Performanceissue with Filebeat and Netflow Input

Hi folks,

we are importing flow data into our 10 Node Elasticsearch cluster via Filebeat netflow Input. The Stack is running on 7.14.0. Unfortunately I am witnessing performance pressure and after all the debugging and analyzing I've done I come to the assumption that the filebeat instance, which is handling the incoming netflow traffic, must be the bottleneck.
I've read multiple times that most of the times Elasticsearch output is the bottleneck and not filebeat, but I see a few indicators which tell me that it's filebeat.

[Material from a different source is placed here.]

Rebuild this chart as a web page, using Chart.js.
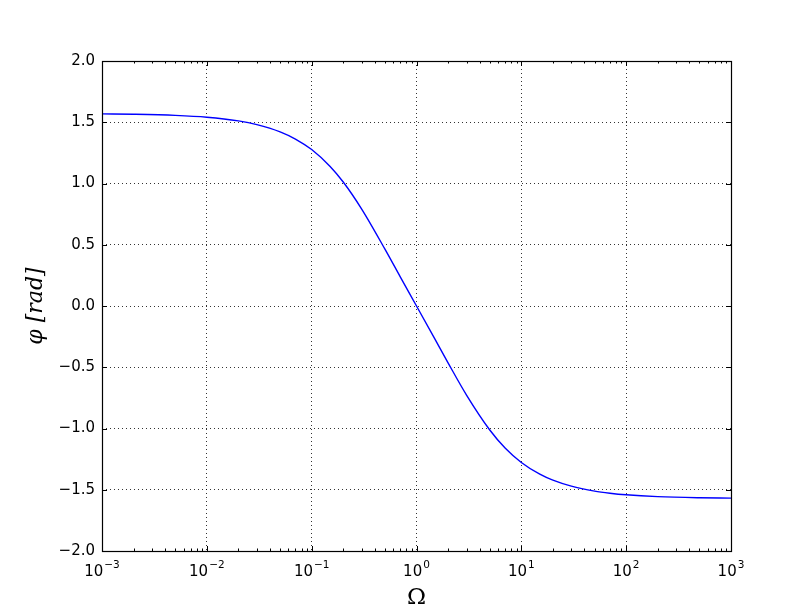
<!DOCTYPE html>
<html>
<head>
<meta charset="utf-8">
<script src="https://cdn.jsdelivr.net/npm/chart.js@4.4.1/dist/chart.umd.min.js"></script>
<style>
  html, body { margin: 0; padding: 0; background: #fff; }
  #wrap { width: 812px; height: 612px; }
</style>
</head>
<body>
<div id="wrap"><canvas id="phaseChart" width="812" height="612"></canvas></div>
<script>
// values
const omega = [0.001, 0.002, 0.005, 0.01, 0.02, 0.03, 0.05, 0.07, 0.1, 0.15, 0.2, 0.3, 0.5, 0.7, 1,
  1.5, 2, 3, 5, 7, 10, 15, 20, 30, 50, 70, 100, 200, 500, 1000];
const phi = [1.568, 1.565, 1.556, 1.541, 1.511, 1.481, 1.422, 1.363, 1.277, 1.139, 1.012, 0.791, 0.464, 0.238, 0.0,
  -0.271, -0.464, -0.727, -1.012, -1.159, -1.277, -1.373, -1.422, -1.471, -1.511, -1.528, -1.541, -1.556, -1.565, -1.568];
const xExponents = [-3, -2, -1, 0, 1, 2, 3];
const yTicks = [-2, -1.5, -1, -0.5, 0, 0.5, 1, 1.5, 2];

// frame, inward tick marks and 10^n labels, matplotlib style
const frameTicks = {
  id: "frameTicks",
  afterDraw(chart) {
    const { ctx, chartArea: a, scales: { x, y } } = chart;
    ctx.save();
    ctx.strokeStyle = "#000";
    ctx.lineWidth = 1;
    ctx.beginPath();
    xExponents.forEach(e => {
      const px = Math.round(x.getPixelForValue(Math.pow(10, e))) + 0.5;
      ctx.moveTo(px, a.bottom); ctx.lineTo(px, a.bottom - 5);
      ctx.moveTo(px, a.top); ctx.lineTo(px, a.top + 5);
      if (e < 3) {
        for (let m = 2; m <= 9; m++) {
          const mx = Math.round(x.getPixelForValue(m * Math.pow(10, e))) + 0.5;
          ctx.moveTo(mx, a.bottom); ctx.lineTo(mx, a.bottom - 2.5);
          ctx.moveTo(mx, a.top); ctx.lineTo(mx, a.top + 2.5);
        }
      }
    });
    yTicks.forEach(v => {
      const py = Math.round(y.getPixelForValue(v)) + 0.5;
      ctx.moveTo(a.left, py); ctx.lineTo(a.left + 5, py);
      ctx.moveTo(a.right, py); ctx.lineTo(a.right - 5, py);
    });
    ctx.stroke();
    ctx.lineWidth = 1.2;
    ctx.strokeRect(a.left + 0.5, a.top + 0.5, a.right - a.left, a.bottom - a.top);

    // x tick labels: base "10" with raised exponent
    ctx.fillStyle = "#000";
    ctx.textBaseline = "alphabetic";
    ctx.textAlign = "left";
    const baseFont = "15px 'DejaVu Sans'";
    const expFont = "10.5px 'DejaVu Sans'";
    xExponents.forEach(e => {
      const px = x.getPixelForValue(Math.pow(10, e));
      const expText = String(e).replace("-", "\u2212");
      ctx.font = baseFont;
      const wb = ctx.measureText("10").width;
      ctx.font = expFont;
      const we = ctx.measureText(expText).width;
      const left = px - (wb + 1 + we) / 2;
      ctx.font = baseFont;
      ctx.fillText("10", left, a.bottom + 25);
      ctx.font = expFont;
      ctx.fillText(expText, left + wb + 1, a.bottom + 16.5);
    });
    ctx.restore();
  }
};

window.onload = () => {
  const ctx = document.getElementById("phaseChart").getContext("2d");

  new Chart(ctx, {
    type: "line",
    data: {
      datasets: [{
        data: omega.map((w, i) => ({ x: w, y: phi[i] })),
        borderColor: "#0000ff",
        borderWidth: 1.4,
        pointRadius: 0,
        cubicInterpolationMode: "monotone",
        fill: false
      }]
    },
    options: {
      responsive: false,
      animation: false,
      layout: { padding: { top: 61, right: 81, left: 0, bottom: 0 } },
      plugins: { legend: { display: false }, tooltip: { enabled: false } },
      scales: {
        x: {
          type: "logarithmic",
          min: 0.001,
          max: 1000,
          afterBuildTicks: s => { s.ticks = xExponents.map(e => ({ value: Math.pow(10, e) })); },
          afterFit: s => { s.height = 61; },
          ticks: { display: false },
          grid: { color: "rgba(0,0,0,0.8)", lineWidth: 1, drawTicks: false },
          border: { display: false, dash: [1, 3] },
          title: {
            display: true,
            text: "\u03A9",
            color: "#000",
            font: { family: "DejaVu Serif", size: 23 },
            padding: { top: 0, bottom: 0 }
          }
        },
        y: {
          min: -2,
          max: 2,
          afterBuildTicks: s => { s.ticks = yTicks.map(v => ({ value: v })); },
          afterFit: s => { s.width = 102; },
          ticks: {
            padding: 7,
            color: "#000",
            font: { family: "DejaVu Sans", size: 15 },
            callback: v => v.toFixed(1).replace("-", "\u2212")
          },
          grid: { color: "rgba(0,0,0,0.8)", lineWidth: 1, drawTicks: false },
          border: { display: false, dash: [1, 3] },
          title: {
            display: true,
            text: "\u03C6 [rad]",
            color: "#000",
            font: { family: "DejaVu Serif", size: 22, style: "italic" },
            padding: { top: 23, bottom: 0 }
          }
        }
      }
    },
    plugins: [frameTicks]
  });
};
</script>
</body>
</html>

Our filebeat is running on a 8 core VM with 16GB of memory, 10G link and a fast PCIe NVMe SSD - its currently able to index 22.000 flows per second. I estimate that the real flow rate which is hitting the input is about 30.000 flows per second but we plan to increase that to about 70.000 flow per second. Here's the filebeat config:

filebeat.modules:
- module: netflow
  log:
    enabled: true
    var:
      netflow_host: 0.0.0.0
      netflow_port: 2055
      queue_size: 50000
      read_buffer: 100MiB
      detect_sequence_reset: true
      tags: ["netflow", "forwarded"]

output.elasticsearch:
  hosts: ["elastic01.example.com:9200", "elastic02.example.com:9200", "elastic03.example.com:9200", "elastic04.example.com:9200", "elastic05.example.com:9200" ]
  protocol: "https"
  ssl.verification_mode: none
  username: "beats"
  password: "password"
  indices:
    - index: "filebeat-%{[event.module]}"
      when.equals:
        event.module: "netflow"
  #pipeline: dns_geoip-info
  worker: 5
  bulk_max_size: 0
  compression_level: 0


queue:
  mem:
    events: 200000
    #flush.min_events: 4000
    flush.timeout: 2s

processors:
  - dns:
      type: reverse
      fields:
        observer.ip: netflow.exporter.hostname
      success_cache:
        capacity.initial: 1000
        capacity.max: 10000
        min_ttl: 4h

http.enabled: true
http.host: localhost
http.port: 5066

If I'm changing the output to console and pipe it through pv, I can see that quite the same amount of events are emitted:

filebeat -c /home/user/test_filebeat.yml | pv -Warl > /dev/null

If I checkout the flows / events in Kibana, I can see that there is a gap building up between the timestamps netflow.exporter.timestamp and event.created:


From what I understand is that "event.created" is the timestamp when filebeat has finished with processing the event. The difference between those two timestamps is increasing to about 10 minutes if filebeat runs for a few hours. After about 10 minutes the gap does not increase anymore, I guess thats the point where filebeat is dropping events.

From my point of view I would expect to see dropped events inside the stack monitoring of that beat instance, but I don't. This is a screenshot from the collected metrics (last 30 minutes):

So at this point I don't have an idea what else I can try to increase throughput. I don't see any kind of typical performance issues like too slow cpu, lack of memory, IO etc. So maybe some of you guys have an idea of what I can try. :slightly_smiling_face:

My first inclination is that it's the DNS processor you have. That is going to wait for responses before publishing the events which can slow things down dramatically. Have you tried benchmarking without it?

Yes, I had the same thought and tried it without the DNS processor = no difference.

To be honest I would have been surprised if that would have made a difference because currently we are exporting only from 7 sources and TTL is set quite high. Additionally I've ran tcpdump on port 53 and saw just a few packets. So I guess the cache is working as expected.

The next thing I can think of is increase the number of workers? Maybe this will help How to Tune Elastic Beats Performance: A Practical Example with Batch Size, Worker Count, and More | Elastic Blog?

Unfortunately not, 5 workers seem to be the "sweet spot" currently. I've now installed a second Filebeat VM running on the same hardware and I'm reaching the same PPS. So currently I'm indexing with about 45k/s

Well, thats not really a solution having to setup a new VM every 20k events :laughing:

Unfortunately I've still not found the reason for the 20k/s limit. My solution for the moment is that I run multiple filebeat instances on the same machine via docker. Currently I'm at 4 docker containers running filebeat with netflow input. They are able to collect at least 80k/s which should be sufficient for us for the moment.

As this is only a workaround, I would still appreciate hints of how it could be possible to achive higher throughput with just a single instance.